For anyone that has been through a devastating earthquake that lasted about two to three minutes, can appreciate the unbelievable destructive power of a quake that lasted three very long hours.
    It was the Lord himself who spoke of “all these cities have I sunk, and made hills and valleys in the places thereof” (3 Nephi 9:7), and “many great destructions have I caused to come upon this land, and upon this people” (3 Nephi 9:12), and “that great city Moroni have I caused to be sunk in the depth of the sea” (3 Nephi 9:4), and “that great city Moronihah have I covered with earth” and “the city of Gilgal have I caused to be sunk” (3 Nephi 8:5-6).
    When cities are sunk into the sea, when mountains raise up to cover cities, when cities are buried beneath valleys and hills, one might want to consider the enormous and wide-spread cataclysmic event this three hour earthquake caused. No wonder that Lake Titicaca was raised nearly two miles into the air from sea level as mountains rose about it, and the city of Tiwanaku, once a great seaport city, now sits high in the Andes, and all the tumultuous damage done to huge slabs of rock weighing hundreds of tons.
    Science may not have the answer, but the Book of Mormon certainly does.

1 comment:

  1. Lake Titicaca has a salinity of only 5.5 parts per thousand and thus wouldn't taste salty. It is considered a freshwater lake.

    Compare Lake Poopo which is highly saline and is a remnant of a much larger lake than Titicaca. Salar de Uyuni (largest salt flats in the world) is also a remnant of that lake. It is called Lake Tauca and was larger than Lake Bonneville.

    That the water was there is a fact. The shorelines are marked on the mountains, the salt flats remain, and ancient reefs remain as well as sealife remnants.

    Lake Tauca was either an extention of the Eastern Sea inland through what it currently the Altiplano.

    Or, it was made up of seawater trapped between the western and eastern mountains post global flood.
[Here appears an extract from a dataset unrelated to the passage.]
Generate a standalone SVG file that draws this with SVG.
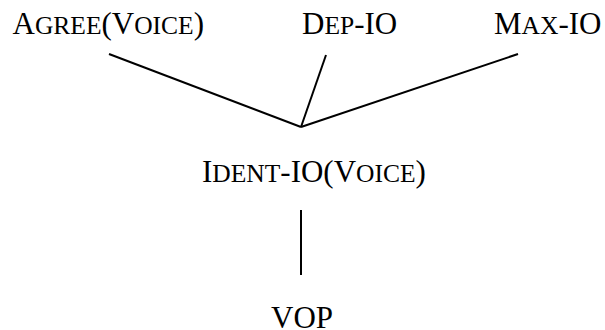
<svg xmlns="http://www.w3.org/2000/svg" width="605" height="330" viewBox="0 0 605 330">
<style>
text{font-family:"Liberation Serif","Times New Roman",serif;font-size:31px;fill:#000}
.sc{font-size:25.5px}
line{stroke:#000;stroke-width:2}
</style>
<rect width="605" height="330" fill="#fff"/>
<g id="agree"><text x="12.5" y="33.5">A<tspan class="sc">GREE</tspan>(V<tspan class="sc">OICE</tspan>)</text></g>
<g id="dep"><text x="302" y="33.5">D<tspan class="sc">EP</tspan>-IO</text></g>
<g id="max"><text x="494" y="33.5">M<tspan class="sc">AX</tspan>-IO</text></g>
<g id="ident"><text x="202" y="182">I<tspan class="sc">DENT</tspan>-IO(V<tspan class="sc">OICE</tspan>)</text></g>
<g id="vop"><text x="271" y="327.5">VOP</text></g>
<g id="connectors">
<line x1="109" y1="54" x2="301" y2="127"/>
<line x1="326" y1="55" x2="301" y2="127"/>
<line x1="518" y1="54" x2="301" y2="127"/>
<line x1="301" y1="210" x2="301" y2="275"/>
</g>
</svg>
Being unsustainable, the water had nowhere to go but dry up and get wiped out in large part by the cataclysm.

    In either scenario, its waters were ample enough to have been the body of water upon which the docks rested, and to have washed over and wiped out Tiwanaku.

    The vanished Lake Tauca was a bigger player than Titicaca with almost 10 times the surface area. Though again, you could argue that Lake Tauca was the Eastern Sea before the mountains came up on the east. Though the current underlying tectonic plate of the Airplano has interesting characteristics which may tell a different story.